Existing microelectromechanical devices can determine the mass of tiny objects weighing 10-18 grams (attograms). However, all such devices require extremely controlled conditions in which to work, such as high vacuum, extremely low temperatures and superconducting magnets. This is because it is difficult to detect the miniscule mechanical motion of the tiny machines, which typically consist of an oscillating cantilever made from a small wafer of semiconducting material a few microns long and several hundred nanometres wide.

The Caltech team's approach is fundamentally different in that it has used metallic films as the sensing layer material in its cantilevers instead of the commonly used semiconductors. The researchers say that their technique overcomes a mindset in sensing that has thwarted the realization of such nanoscale sensors so far. "This change not only greatly simplifies the fabrication process, but also enables us to make extremely small working devices at the nanoscale," explains team member Mo Li. Equally important is the fact that the researchers can detect accurately the mechanical motion of their devices, even when the machines are moving at very high frequencies of between 30 MHz and 300 MHz – something that was impossible with cantilevers made from semiconducting materials.

Another unexpected property of these nanocantilevers, compared with microcantilevers, is their substantially reduced viscous damping when operated at atmospheric pressure. This is because their small cross-sectional dimensions (400 nm wide by 80 nm thick) are on par with the mean free path of air molecules in the atmosphere (around 65 nm). The nanodevices can therefore operate under ambient conditions.

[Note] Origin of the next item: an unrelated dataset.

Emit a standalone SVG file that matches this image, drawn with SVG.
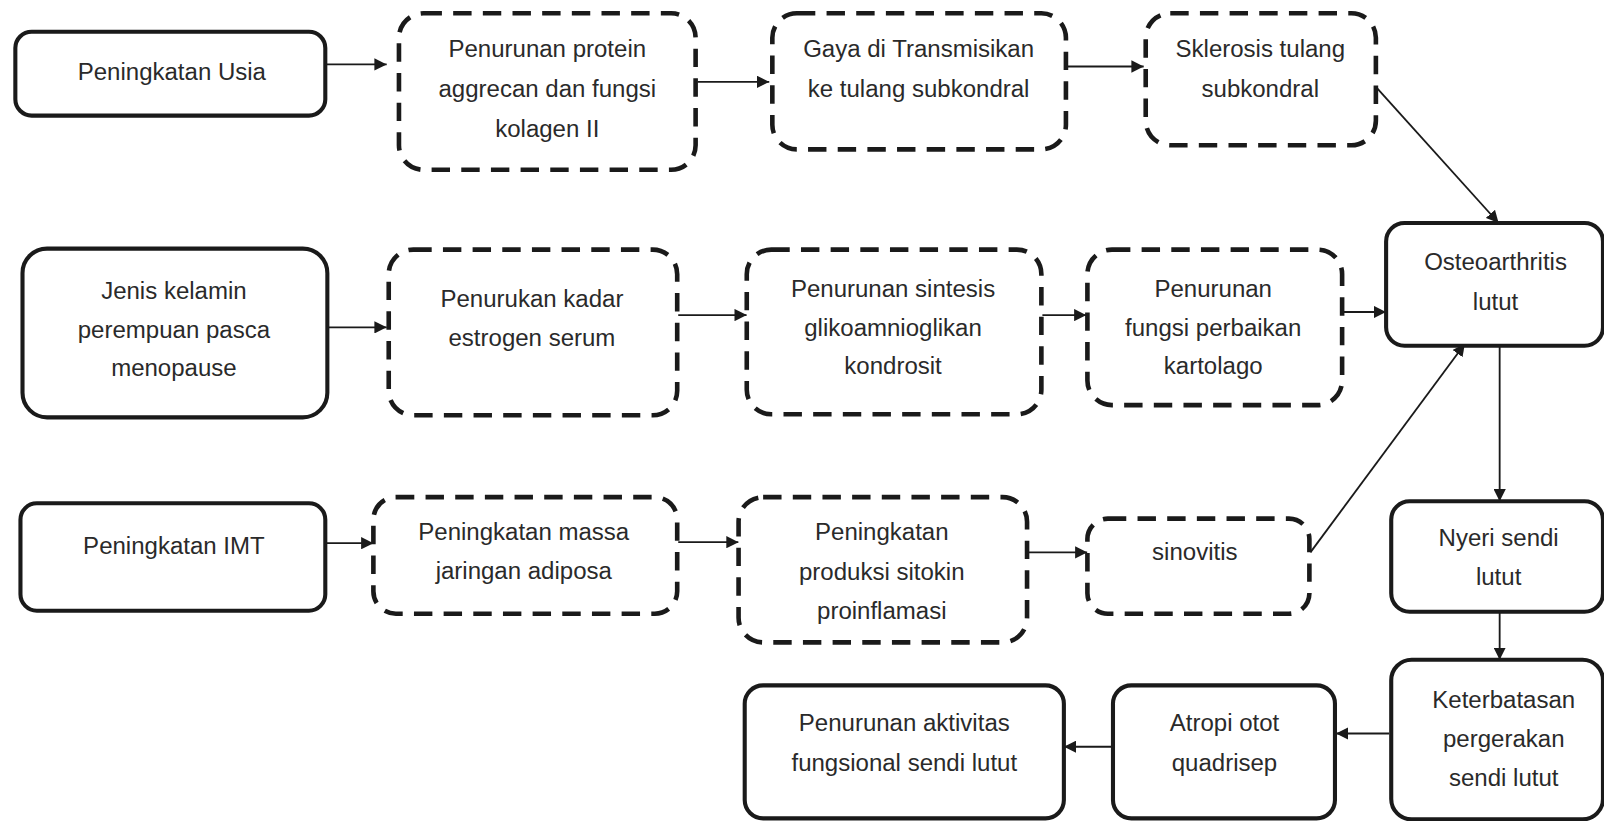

Roukes and colleagues demonstrated that their cantilevers can measure masses on the attogram scale with a resolution of just 100 zeptograms (10-19 grams) – a new record under these conditions.

"These nanocantilevers are very versatile platforms for diverse sensing applications," said Li. "One ongoing project in our group has already shown that these devices are very sensitive, fast chemical gas sensors that could be used in chemical weapons detection, for example." Other potential applications include electromechanical "noses" for breath analysis and early disease diagnosis, batch fabricated pressure sensors and even components for pace makers, he added.

The Caltech physicists would now like to create an array of hundreds of individual cantilevers, each of which is tailored to detect specific chemical species. They describe such a device as the electromechanical equivalent of a dog's nose.

The team will report its work in the journal Nature Nanotechnology.